• Description of the task:
Write out the listing, please, but only from its first line through the line containing "from bokeh.resources import INLINE", exactly as given and without pictures.

+++

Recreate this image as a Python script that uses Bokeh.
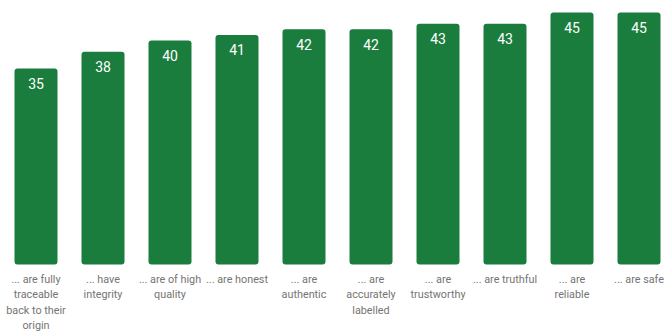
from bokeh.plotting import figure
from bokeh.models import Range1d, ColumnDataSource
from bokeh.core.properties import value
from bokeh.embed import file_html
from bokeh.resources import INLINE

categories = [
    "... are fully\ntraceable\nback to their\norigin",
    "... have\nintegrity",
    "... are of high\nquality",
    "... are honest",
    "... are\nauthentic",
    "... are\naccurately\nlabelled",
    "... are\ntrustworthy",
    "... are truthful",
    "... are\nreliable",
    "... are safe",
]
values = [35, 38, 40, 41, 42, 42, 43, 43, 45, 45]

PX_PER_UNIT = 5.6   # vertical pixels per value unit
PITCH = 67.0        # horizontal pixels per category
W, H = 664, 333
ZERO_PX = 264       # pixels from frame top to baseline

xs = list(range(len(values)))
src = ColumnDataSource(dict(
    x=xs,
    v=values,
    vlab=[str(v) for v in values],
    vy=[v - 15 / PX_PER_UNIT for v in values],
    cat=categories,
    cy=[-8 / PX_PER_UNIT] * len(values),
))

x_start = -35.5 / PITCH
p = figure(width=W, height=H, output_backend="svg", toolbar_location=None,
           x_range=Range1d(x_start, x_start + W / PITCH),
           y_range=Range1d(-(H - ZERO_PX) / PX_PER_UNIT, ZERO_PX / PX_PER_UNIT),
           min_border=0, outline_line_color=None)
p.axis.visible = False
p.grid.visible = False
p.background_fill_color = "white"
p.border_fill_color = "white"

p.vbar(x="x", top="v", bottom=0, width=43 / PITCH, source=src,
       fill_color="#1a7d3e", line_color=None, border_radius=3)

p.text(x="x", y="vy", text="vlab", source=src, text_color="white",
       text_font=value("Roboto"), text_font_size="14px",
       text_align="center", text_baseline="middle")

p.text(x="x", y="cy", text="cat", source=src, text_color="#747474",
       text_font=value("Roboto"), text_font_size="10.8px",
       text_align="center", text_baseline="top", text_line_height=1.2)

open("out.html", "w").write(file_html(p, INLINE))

+++

• In response:
Recreate this image as a Python script that uses Bokeh.
from bokeh.plotting import figure
from bokeh.models import Range1d, ColumnDataSource
from bokeh.core.properties import value
from bokeh.embed import file_html
from bokeh.resources import INLINE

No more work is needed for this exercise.